If you hang around astronomers for a while, you will soon hear about the problems of light pollution. This is particularly true for amateur astronomers, and rightfully so. Unlike professional astronomers they aren’t likely to have access to telescopes in remote parts of the world, and so the ever increasing use of night lighting affects them more critically. Light pollution is one example of the challenges of Earth-based astronomy. Specifically the atmosphere that surrounds our planet.
You probably think of the atmosphere as being clear. As long as there are no clouds in the sky, and the night is dark, then our atmosphere looks pretty transparent. That’s true at the wavelengths of visible light, but not for every wavelength. At some wavelengths of light the atmosphere is relatively clear, but at others it is very opaque. You can see this in the figure below, which shows the transparency of different wavelengths as dips in the overall line.
At wavelengths shorter than the visible spectrum, our atmosphere is almost completely opaque. This is a good thing, since things like ultraviolet light, x-rays can be pretty harmful in large enough doses. That region just to the left of the visible spectrum allows just enough ultraviolet light through to give you a sunburn if we’re not careful. Just to the right of the visible wavelengths, in the range known infrared, you’ll notice a series of dips where the atmosphere is reasonably transparent. This means there are narrow regions where ground based astronomy can be effective. You’ll also notice a wide frequency range at radio wavelengths where our atmosphere is entirely clear. At these wavelengths the atmosphere has little effect on observations.
Much of the opacity of our sky is actually due to water vapor. Water vapor absorbs very long wavelengths as well as most of the regions in the infrared. Consequently, it’s actually water vapor that is the primary “greenhouse gas” in our atmosphere. Carbon dioxide is number two. Because of this, optical telescopes are typically located in high, dry locations to reduce the amount of light absorption.
Light pollution can also be a problem at wavelengths other than light. For example, the heat of our atmosphere means it emits infrared radiation. This means that some of the transparent regions in the infrared can be plagued by infrared light pollution. Radio astronomers sometimes have to deal with interference from Earth-based radio transmissions. This is one of the reasons for the National radio quiet zone in a region of West Virginia and Virginia.

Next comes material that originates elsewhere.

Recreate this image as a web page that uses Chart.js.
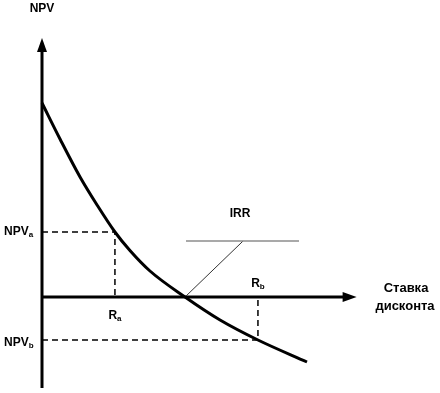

Of course you can avoid all these problems by simply putting your telescope above the atmosphere. That poses its own set of challenges, not the least of which is cost. For x-ray astronomy and much of the infrared, there is simply no alternative, so space-based astronomy is the only option. For everything else, the challenge is often to find clever ways to minimize the effects of the atmosphere and light pollution.
Fortunately, there are a lot of clever astronomers out there.